Supplied information –
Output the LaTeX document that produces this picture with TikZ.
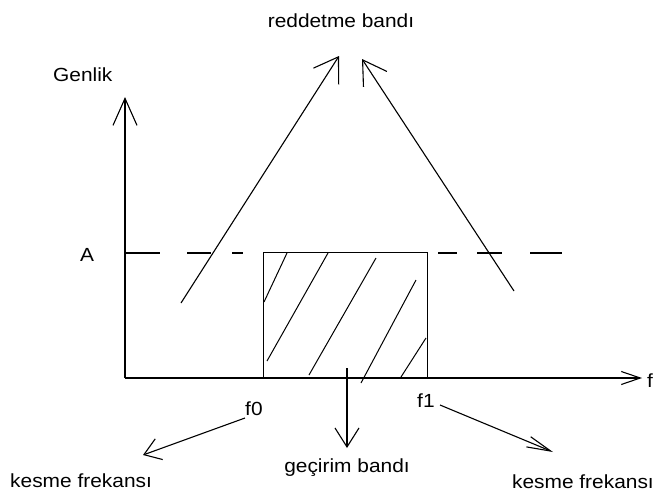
\documentclass[tikz,border=0pt]{standalone}
\usepackage{fontspec}
\setmainfont{Liberation Sans}[FakeStretch=1.1]
\usetikzlibrary{arrows.meta}
\tikzset{
  ln/.style={line width=1.1pt, black},
  barb/.style 2 args={ln, -{Straight Barb[length=#1, width=#2]}},
  lbl/.style={font=\fontsize{19}{22}\selectfont, inner sep=0pt, text=black},
  hatch/.style={line width=1pt, black},
}
\begin{document}
\begin{tikzpicture}[x=1pt, y=-1pt]
\useasboundingbox (0,0) rectangle (657,493);

% text labels
\node[lbl, anchor=base] (rb) at (341,27) {reddetme bandı};
\node[lbl, anchor=base west] (genlik) at (53,81) {Genlik};
\node[lbl, anchor=base] (A) at (87,261) {A};
\node[lbl, anchor=base west] (f0) at (245,415) {f0};
\node[lbl, anchor=base west] (f1) at (417,407) {f1};
\node[lbl, anchor=base] (gb) at (347,472) {geçirim bandı};
\node[lbl, anchor=base west] (kf0) at (10,487) {kesme frekansı};
\node[lbl, anchor=base east] (kf1) at (654,488) {kesme frekansı};
\node[lbl, anchor=base west] (fx) at (647,387) {f};

% axes
\coordinate (O) at (125,378);
\coordinate (ytip) at (125,97);
\coordinate (xtip) at (642,378);
\draw[barb={27pt}{24pt}] (O) -- (ytip);
\draw[barb={19pt}{13pt}] (O) -- (xtip);

% pass band rectangle
\node[draw, ln, anchor=south west, minimum width=164pt, minimum height=125pt, inner sep=0pt] (pb) at (263,378) {};

% hatching
\draw[hatch] (287,253) -- (264,302);
\draw[hatch] (328,253) -- (267,361);
\draw[hatch] (376,258) -- (309,375);
\draw[hatch] (416,280) -- (361,383);
\draw[hatch] (426,338) -- (401,377);

% dashed level A
\draw[ln] (125,253) -- (160,253);
\draw[ln] (187,253) -- (211,253);
\draw[ln] (232,253) -- (243,253);
\draw[ln] (438,253) -- (457,253);
\draw[ln] (477,253) -- (502,253);
\draw[ln] (530,253) -- (562,253);

% reject band arrows
\coordinate (l0) at (181,303);
\coordinate (l1) at (339,56);
\coordinate (r0) at (514,291);
\coordinate (r1) at (362,59);
\draw[barb={23pt}{30pt}] (l0) -- (l1);
\draw[barb={23pt}{28pt}] (r0) -- (r1);

% pass band arrow
\coordinate (g0) at (347,368);
\coordinate (g1) at (347,448);
\draw[barb={19pt}{24pt}] (g0) -- (g1);

% cutoff arrows
\coordinate (a0) at (245,418);
\coordinate (a1) at (143,455);
\draw[barb={16pt}{22pt}] (a0) -- (a1);
\coordinate (b0) at (440,405);
\coordinate (b1) at (553,452);
\draw[barb={24pt}{11pt}] (b0) -- (b1);
\end{tikzpicture}
\end{document}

Stated problem – Copy the listing over exactly, skipping the pictures it holds.

Solution to the exercise –
Output the LaTeX document that produces this picture with TikZ.
\documentclass[tikz,border=0pt]{standalone}
\usepackage{fontspec}
\setmainfont{Liberation Sans}[FakeStretch=1.1]
\usetikzlibrary{arrows.meta}
\tikzset{
  ln/.style={line width=1.1pt, black},
  barb/.style 2 args={ln, -{Straight Barb[length=#1, width=#2]}},
  lbl/.style={font=\fontsize{19}{22}\selectfont, inner sep=0pt, text=black},
  hatch/.style={line width=1pt, black},
}
\begin{document}
\begin{tikzpicture}[x=1pt, y=-1pt]
\useasboundingbox (0,0) rectangle (657,493);

% text labels
\node[lbl, anchor=base] (rb) at (341,27) {reddetme bandı};
\node[lbl, anchor=base west] (genlik) at (53,81) {Genlik};
\node[lbl, anchor=base] (A) at (87,261) {A};
\node[lbl, anchor=base west] (f0) at (245,415) {f0};
\node[lbl, anchor=base west] (f1) at (417,407) {f1};
\node[lbl, anchor=base] (gb) at (347,472) {geçirim bandı};
\node[lbl, anchor=base west] (kf0) at (10,487) {kesme frekansı};
\node[lbl, anchor=base east] (kf1) at (654,488) {kesme frekansı};
\node[lbl, anchor=base west] (fx) at (647,387) {f};

% axes
\coordinate (O) at (125,378);
\coordinate (ytip) at (125,97);
\coordinate (xtip) at (642,378);
\draw[barb={27pt}{24pt}] (O) -- (ytip);
\draw[barb={19pt}{13pt}] (O) -- (xtip);

% pass band rectangle
\node[draw, ln, anchor=south west, minimum width=164pt, minimum height=125pt, inner sep=0pt] (pb) at (263,378) {};

% hatching
\draw[hatch] (287,253) -- (264,302);
\draw[hatch] (328,253) -- (267,361);
\draw[hatch] (376,258) -- (309,375);
\draw[hatch] (416,280) -- (361,383);
\draw[hatch] (426,338) -- (401,377);

% dashed level A
\draw[ln] (125,253) -- (160,253);
\draw[ln] (187,253) -- (211,253);
\draw[ln] (232,253) -- (243,253);
\draw[ln] (438,253) -- (457,253);
\draw[ln] (477,253) -- (502,253);
\draw[ln] (530,253) -- (562,253);

% reject band arrows
\coordinate (l0) at (181,303);
\coordinate (l1) at (339,56);
\coordinate (r0) at (514,291);
\coordinate (r1) at (362,59);
\draw[barb={23pt}{30pt}] (l0) -- (l1);
\draw[barb={23pt}{28pt}] (r0) -- (r1);

% pass band arrow
\coordinate (g0) at (347,368);
\coordinate (g1) at (347,448);
\draw[barb={19pt}{24pt}] (g0) -- (g1);

% cutoff arrows
\coordinate (a0) at (245,418);
\coordinate (a1) at (143,455);
\draw[barb={16pt}{22pt}] (a0) -- (a1);
\coordinate (b0) at (440,405);
\coordinate (b1) at (553,452);
\draw[barb={24pt}{11pt}] (b0) -- (b1);
\end{tikzpicture}
\end{document}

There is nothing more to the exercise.